Your task is to give the listing below back word for word, pictures excluded.
++++
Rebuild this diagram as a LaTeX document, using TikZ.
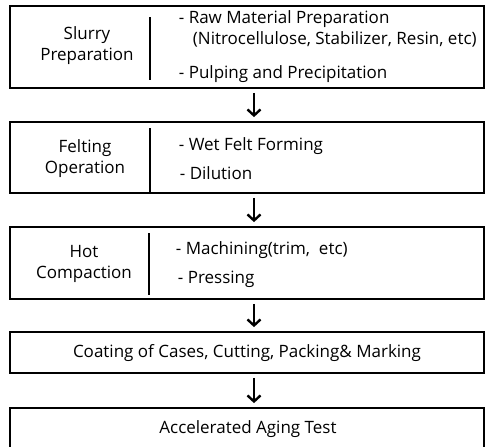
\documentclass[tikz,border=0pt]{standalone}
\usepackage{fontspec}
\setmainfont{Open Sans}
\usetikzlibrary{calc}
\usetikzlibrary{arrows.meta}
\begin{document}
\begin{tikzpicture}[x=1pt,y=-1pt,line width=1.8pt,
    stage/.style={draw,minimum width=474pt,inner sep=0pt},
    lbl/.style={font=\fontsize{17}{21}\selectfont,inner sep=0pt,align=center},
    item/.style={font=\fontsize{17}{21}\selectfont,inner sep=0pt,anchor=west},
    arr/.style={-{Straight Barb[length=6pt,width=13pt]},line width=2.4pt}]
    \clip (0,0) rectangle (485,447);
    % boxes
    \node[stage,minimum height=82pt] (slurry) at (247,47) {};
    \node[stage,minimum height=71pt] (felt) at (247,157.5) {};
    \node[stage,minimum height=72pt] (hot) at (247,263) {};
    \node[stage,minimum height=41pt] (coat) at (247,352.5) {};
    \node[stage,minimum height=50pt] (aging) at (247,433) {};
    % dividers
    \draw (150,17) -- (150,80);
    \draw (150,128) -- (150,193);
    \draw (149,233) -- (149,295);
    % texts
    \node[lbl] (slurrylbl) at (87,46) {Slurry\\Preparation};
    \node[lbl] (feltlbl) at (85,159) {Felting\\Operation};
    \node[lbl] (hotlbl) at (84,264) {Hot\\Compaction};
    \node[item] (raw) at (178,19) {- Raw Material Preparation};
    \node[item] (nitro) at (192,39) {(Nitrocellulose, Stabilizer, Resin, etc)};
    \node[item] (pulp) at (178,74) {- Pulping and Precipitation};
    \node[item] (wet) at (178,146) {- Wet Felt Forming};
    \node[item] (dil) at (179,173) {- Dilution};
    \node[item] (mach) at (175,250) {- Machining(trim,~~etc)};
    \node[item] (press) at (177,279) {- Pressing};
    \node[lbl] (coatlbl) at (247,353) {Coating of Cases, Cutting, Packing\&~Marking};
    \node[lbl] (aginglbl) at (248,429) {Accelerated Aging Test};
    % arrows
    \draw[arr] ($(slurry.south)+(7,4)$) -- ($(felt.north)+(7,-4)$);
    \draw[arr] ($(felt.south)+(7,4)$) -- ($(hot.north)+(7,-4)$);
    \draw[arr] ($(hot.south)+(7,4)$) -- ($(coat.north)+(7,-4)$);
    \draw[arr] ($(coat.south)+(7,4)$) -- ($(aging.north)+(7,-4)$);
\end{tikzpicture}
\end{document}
++++
Answer to the task —
Rebuild this diagram as a LaTeX document, using TikZ.
\documentclass[tikz,border=0pt]{standalone}
\usepackage{fontspec}
\setmainfont{Open Sans}
\usetikzlibrary{calc}
\usetikzlibrary{arrows.meta}
\begin{document}
\begin{tikzpicture}[x=1pt,y=-1pt,line width=1.8pt,
    stage/.style={draw,minimum width=474pt,inner sep=0pt},
    lbl/.style={font=\fontsize{17}{21}\selectfont,inner sep=0pt,align=center},
    item/.style={font=\fontsize{17}{21}\selectfont,inner sep=0pt,anchor=west},
    arr/.style={-{Straight Barb[length=6pt,width=13pt]},line width=2.4pt}]
    \clip (0,0) rectangle (485,447);
    % boxes
    \node[stage,minimum height=82pt] (slurry) at (247,47) {};
    \node[stage,minimum height=71pt] (felt) at (247,157.5) {};
    \node[stage,minimum height=72pt] (hot) at (247,263) {};
    \node[stage,minimum height=41pt] (coat) at (247,352.5) {};
    \node[stage,minimum height=50pt] (aging) at (247,433) {};
    % dividers
    \draw (150,17) -- (150,80);
    \draw (150,128) -- (150,193);
    \draw (149,233) -- (149,295);
    % texts
    \node[lbl] (slurrylbl) at (87,46) {Slurry\\Preparation};
    \node[lbl] (feltlbl) at (85,159) {Felting\\Operation};
    \node[lbl] (hotlbl) at (84,264) {Hot\\Compaction};
    \node[item] (raw) at (178,19) {- Raw Material Preparation};
    \node[item] (nitro) at (192,39) {(Nitrocellulose, Stabilizer, Resin, etc)};
    \node[item] (pulp) at (178,74) {- Pulping and Precipitation};
    \node[item] (wet) at (178,146) {- Wet Felt Forming};
    \node[item] (dil) at (179,173) {- Dilution};
    \node[item] (mach) at (175,250) {- Machining(trim,~~etc)};
    \node[item] (press) at (177,279) {- Pressing};
    \node[lbl] (coatlbl) at (247,353) {Coating of Cases, Cutting, Packing\&~Marking};
    \node[lbl] (aginglbl) at (248,429) {Accelerated Aging Test};
    % arrows
    \draw[arr] ($(slurry.south)+(7,4)$) -- ($(felt.north)+(7,-4)$);
    \draw[arr] ($(felt.south)+(7,4)$) -- ($(hot.north)+(7,-4)$);
    \draw[arr] ($(hot.south)+(7,4)$) -- ($(coat.north)+(7,-4)$);
    \draw[arr] ($(coat.south)+(7,4)$) -- ($(aging.north)+(7,-4)$);
\end{tikzpicture}
\end{document}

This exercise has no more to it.